Pull vs Push: Discovery Update Distribution Strategies
Pull Based Discovery
Clients periodically poll the registry for updates. Simple to implement: clients fetch the full service list every 5-30 seconds and cache locally. Trade off is staleness: a new instance is not discoverable until the next poll. With 1000 clients polling every 10 seconds, the registry handles 100 requests/second. Scaling clients linearly increases registry load.
Push Based Discovery
The registry notifies clients when service topology changes. Clients maintain a connection (WebSocket, gRPC stream, or long polling) to receive updates. Updates propagate in milliseconds instead of waiting for poll intervals. Registry load depends on change frequency, not client count. However, the registry must track all client connections, consuming memory and connection resources.
Watch Mechanisms
Many registries support watches: clients register interest in specific services and receive notifications only for those services. This reduces bandwidth compared to receiving all updates. The registry maintains watch state per client per service. When service A changes, only clients watching A receive notifications, not clients only interested in service B.
Hybrid Approaches
Production systems often combine both.

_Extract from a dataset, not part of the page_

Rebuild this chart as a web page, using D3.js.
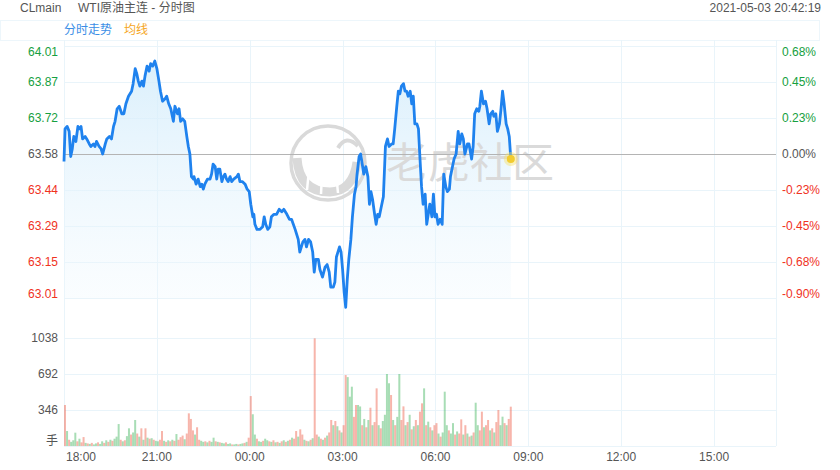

Push for immediate notification of changes, with periodic pull as backup to catch missed updates. The pull interval can be long (5 minutes) since push handles normal updates. This provides fast propagation with eventual consistency guarantees even if push connections fail.
Propagation Delays
Even with push, propagation is not instant. A service instance fails, health check detects it (10s), registry updates state, push notifications fan out (100ms), clients process updates. Total propagation can be 10-30 seconds. During this window, clients may route to failed instances. Client side retries and circuit breakers handle this gap.